Part of a data file:
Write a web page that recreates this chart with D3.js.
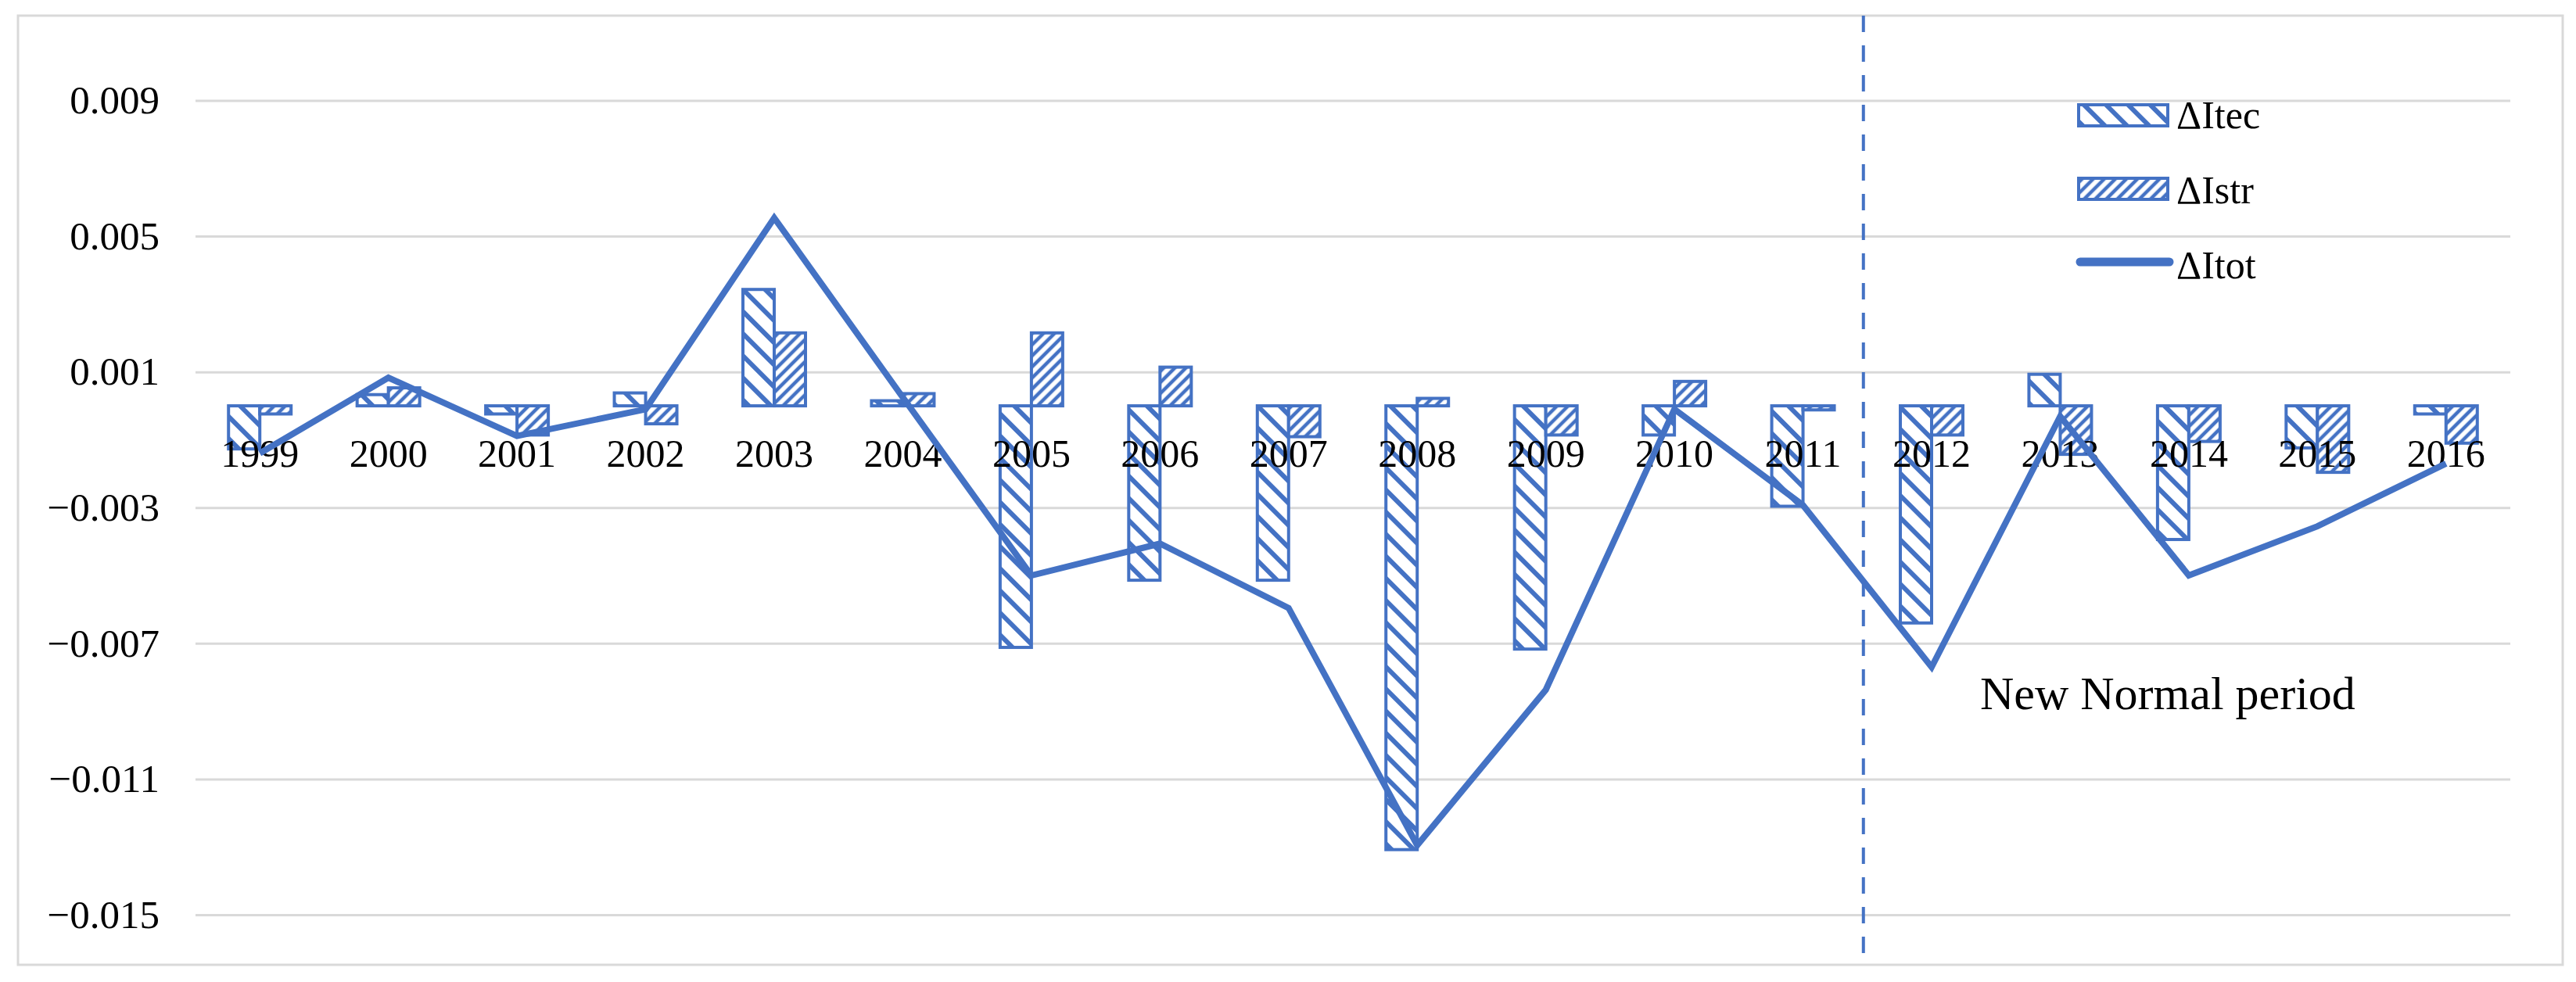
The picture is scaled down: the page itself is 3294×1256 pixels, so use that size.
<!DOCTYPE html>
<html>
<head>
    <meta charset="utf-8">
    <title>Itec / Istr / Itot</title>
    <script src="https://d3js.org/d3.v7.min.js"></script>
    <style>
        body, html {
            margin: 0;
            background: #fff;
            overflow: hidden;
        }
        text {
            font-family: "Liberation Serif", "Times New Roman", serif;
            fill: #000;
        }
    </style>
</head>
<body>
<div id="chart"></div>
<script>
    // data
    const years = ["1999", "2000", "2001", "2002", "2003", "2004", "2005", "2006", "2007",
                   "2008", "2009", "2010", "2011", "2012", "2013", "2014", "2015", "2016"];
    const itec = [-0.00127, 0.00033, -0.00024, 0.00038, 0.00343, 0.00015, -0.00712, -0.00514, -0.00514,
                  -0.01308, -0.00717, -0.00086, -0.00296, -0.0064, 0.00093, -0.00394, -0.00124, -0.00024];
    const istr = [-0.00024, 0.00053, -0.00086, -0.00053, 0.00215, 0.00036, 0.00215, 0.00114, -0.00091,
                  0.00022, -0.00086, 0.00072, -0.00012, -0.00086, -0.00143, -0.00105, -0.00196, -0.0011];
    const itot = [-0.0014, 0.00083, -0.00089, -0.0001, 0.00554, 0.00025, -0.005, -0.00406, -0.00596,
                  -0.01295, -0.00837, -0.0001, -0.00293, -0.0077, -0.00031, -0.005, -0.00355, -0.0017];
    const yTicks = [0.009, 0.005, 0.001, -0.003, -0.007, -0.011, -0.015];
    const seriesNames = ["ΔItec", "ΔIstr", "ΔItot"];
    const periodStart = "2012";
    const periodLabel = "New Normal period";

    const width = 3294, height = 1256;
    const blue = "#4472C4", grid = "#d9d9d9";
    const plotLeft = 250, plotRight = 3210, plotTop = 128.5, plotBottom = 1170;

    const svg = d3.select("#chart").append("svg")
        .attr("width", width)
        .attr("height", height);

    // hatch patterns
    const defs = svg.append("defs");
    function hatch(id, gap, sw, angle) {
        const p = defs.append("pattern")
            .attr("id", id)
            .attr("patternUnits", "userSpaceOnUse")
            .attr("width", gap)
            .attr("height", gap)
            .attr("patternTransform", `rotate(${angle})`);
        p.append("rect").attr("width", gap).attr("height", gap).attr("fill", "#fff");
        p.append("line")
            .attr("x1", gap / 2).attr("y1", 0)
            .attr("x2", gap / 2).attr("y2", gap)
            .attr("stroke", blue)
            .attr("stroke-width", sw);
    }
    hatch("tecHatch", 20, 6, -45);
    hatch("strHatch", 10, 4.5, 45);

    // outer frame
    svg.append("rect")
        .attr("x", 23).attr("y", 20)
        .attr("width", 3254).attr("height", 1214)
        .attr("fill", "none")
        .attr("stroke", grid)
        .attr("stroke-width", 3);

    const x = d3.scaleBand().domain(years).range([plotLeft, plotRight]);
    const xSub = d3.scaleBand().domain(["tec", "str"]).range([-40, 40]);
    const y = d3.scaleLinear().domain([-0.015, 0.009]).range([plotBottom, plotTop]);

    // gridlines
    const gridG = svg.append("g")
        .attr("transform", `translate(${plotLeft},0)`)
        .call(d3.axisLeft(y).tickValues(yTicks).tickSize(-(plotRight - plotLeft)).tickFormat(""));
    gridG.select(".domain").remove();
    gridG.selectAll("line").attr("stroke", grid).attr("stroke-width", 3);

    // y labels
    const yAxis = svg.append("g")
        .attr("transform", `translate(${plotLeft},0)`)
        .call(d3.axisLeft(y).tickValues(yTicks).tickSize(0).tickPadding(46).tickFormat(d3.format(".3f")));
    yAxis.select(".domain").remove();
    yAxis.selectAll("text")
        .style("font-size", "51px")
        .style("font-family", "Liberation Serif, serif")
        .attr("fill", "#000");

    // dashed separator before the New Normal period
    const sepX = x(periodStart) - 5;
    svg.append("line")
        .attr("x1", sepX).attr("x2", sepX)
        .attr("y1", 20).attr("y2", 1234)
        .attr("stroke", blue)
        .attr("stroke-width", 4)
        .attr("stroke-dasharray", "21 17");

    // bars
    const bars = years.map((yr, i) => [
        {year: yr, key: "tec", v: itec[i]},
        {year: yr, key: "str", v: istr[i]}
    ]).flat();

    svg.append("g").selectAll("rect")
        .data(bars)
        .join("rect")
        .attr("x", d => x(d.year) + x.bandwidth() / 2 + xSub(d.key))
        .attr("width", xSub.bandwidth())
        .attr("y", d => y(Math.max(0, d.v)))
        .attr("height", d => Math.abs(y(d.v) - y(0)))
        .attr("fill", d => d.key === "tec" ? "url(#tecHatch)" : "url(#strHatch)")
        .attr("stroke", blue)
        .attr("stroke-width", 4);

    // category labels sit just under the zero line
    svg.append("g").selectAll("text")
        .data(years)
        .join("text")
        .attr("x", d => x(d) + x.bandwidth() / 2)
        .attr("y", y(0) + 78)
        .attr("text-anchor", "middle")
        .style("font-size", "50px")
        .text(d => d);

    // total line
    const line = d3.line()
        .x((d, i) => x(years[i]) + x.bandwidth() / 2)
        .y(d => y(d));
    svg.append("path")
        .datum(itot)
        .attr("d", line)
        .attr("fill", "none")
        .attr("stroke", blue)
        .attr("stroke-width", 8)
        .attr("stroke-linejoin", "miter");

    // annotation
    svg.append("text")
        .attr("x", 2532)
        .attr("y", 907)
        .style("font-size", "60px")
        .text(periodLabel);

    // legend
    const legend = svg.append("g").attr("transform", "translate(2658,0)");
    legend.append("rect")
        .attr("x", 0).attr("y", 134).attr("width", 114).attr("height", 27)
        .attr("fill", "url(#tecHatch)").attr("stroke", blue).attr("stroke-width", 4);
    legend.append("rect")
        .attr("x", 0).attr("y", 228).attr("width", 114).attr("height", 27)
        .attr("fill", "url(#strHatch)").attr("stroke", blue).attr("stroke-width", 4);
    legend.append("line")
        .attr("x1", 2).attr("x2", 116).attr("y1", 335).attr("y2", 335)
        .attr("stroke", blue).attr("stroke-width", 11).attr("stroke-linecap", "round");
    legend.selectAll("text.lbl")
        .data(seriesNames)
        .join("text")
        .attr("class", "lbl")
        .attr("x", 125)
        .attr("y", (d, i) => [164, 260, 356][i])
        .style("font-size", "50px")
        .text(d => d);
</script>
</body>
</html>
* * *
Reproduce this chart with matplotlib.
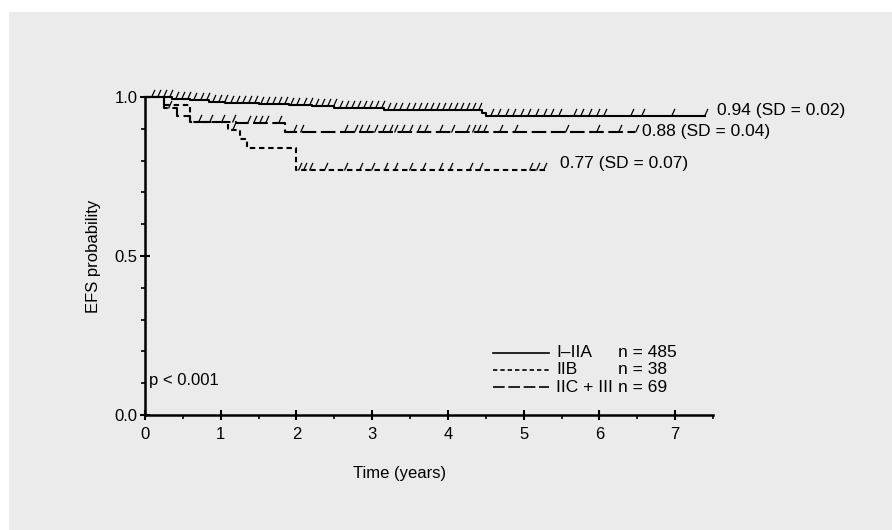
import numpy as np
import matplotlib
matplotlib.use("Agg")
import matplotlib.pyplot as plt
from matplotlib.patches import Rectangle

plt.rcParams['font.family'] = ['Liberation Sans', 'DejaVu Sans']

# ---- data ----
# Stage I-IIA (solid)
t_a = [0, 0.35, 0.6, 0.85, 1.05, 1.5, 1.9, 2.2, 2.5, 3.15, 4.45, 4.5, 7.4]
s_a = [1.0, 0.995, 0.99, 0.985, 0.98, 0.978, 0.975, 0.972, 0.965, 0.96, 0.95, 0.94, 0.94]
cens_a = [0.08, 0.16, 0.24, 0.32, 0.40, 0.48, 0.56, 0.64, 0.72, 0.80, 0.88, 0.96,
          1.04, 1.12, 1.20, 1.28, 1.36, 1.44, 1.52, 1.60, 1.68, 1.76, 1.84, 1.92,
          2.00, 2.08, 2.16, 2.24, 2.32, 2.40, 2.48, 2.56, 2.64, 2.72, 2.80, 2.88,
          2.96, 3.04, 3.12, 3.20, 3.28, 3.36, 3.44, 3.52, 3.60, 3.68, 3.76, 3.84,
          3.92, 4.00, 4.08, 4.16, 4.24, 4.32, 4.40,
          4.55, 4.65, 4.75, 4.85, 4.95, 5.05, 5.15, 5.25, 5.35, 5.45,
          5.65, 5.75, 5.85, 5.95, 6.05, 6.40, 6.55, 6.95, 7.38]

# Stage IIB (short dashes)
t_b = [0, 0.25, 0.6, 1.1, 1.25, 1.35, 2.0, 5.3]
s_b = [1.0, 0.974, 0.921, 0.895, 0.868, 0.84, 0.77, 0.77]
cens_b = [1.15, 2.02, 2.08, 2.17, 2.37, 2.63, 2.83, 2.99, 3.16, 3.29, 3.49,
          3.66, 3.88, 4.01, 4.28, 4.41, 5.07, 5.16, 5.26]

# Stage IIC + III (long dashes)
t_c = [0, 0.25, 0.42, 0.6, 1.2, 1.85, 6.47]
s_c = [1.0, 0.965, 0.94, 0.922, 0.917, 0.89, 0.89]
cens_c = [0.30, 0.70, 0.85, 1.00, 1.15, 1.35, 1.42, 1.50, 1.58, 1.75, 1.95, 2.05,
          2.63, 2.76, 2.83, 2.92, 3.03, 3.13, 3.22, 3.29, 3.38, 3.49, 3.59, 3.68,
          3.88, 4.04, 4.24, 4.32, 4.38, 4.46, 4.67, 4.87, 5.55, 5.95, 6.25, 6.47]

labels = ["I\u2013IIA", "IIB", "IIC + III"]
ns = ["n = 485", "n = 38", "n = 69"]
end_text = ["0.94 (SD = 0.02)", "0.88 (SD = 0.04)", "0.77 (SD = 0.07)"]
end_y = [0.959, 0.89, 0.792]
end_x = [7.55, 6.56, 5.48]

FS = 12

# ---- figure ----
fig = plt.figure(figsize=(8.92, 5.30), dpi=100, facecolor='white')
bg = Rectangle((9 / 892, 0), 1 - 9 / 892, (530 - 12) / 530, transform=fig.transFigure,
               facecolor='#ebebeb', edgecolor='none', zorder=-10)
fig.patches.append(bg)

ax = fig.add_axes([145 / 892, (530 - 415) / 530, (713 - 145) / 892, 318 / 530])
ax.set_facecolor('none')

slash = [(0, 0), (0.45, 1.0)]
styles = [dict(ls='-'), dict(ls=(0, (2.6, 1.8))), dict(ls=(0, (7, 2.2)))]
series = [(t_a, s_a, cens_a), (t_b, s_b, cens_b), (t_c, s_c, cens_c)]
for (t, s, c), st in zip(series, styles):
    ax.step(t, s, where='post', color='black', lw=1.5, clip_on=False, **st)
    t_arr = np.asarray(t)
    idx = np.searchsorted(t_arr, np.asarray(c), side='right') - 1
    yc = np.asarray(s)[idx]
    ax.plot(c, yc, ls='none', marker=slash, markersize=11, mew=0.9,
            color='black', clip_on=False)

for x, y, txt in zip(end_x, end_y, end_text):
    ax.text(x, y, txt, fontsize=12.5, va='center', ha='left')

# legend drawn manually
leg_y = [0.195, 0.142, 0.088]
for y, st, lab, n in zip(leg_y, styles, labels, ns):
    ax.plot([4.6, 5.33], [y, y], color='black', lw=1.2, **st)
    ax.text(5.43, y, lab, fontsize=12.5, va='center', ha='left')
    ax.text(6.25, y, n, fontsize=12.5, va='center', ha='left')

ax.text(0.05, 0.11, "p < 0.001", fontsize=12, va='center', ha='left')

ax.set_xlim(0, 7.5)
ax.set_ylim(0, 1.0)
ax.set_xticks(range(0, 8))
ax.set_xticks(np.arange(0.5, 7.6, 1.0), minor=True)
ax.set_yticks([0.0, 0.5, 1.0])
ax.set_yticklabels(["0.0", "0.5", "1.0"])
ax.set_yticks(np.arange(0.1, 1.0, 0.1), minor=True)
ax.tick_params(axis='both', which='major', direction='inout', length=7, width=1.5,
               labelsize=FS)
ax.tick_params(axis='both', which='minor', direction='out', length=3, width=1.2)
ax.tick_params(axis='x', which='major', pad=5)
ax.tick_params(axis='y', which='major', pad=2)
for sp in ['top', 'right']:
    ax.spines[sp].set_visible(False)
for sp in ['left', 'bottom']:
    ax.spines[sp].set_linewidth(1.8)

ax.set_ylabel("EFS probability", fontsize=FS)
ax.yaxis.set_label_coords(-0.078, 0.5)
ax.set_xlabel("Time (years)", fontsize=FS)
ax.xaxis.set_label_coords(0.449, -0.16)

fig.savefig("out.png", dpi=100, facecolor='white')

## The request
Where does the word "with" appear? Return each line that holds it.

## Answer to this task
Write a web page that recreates this chart with D3.js.
Reproduce this chart with matplotlib.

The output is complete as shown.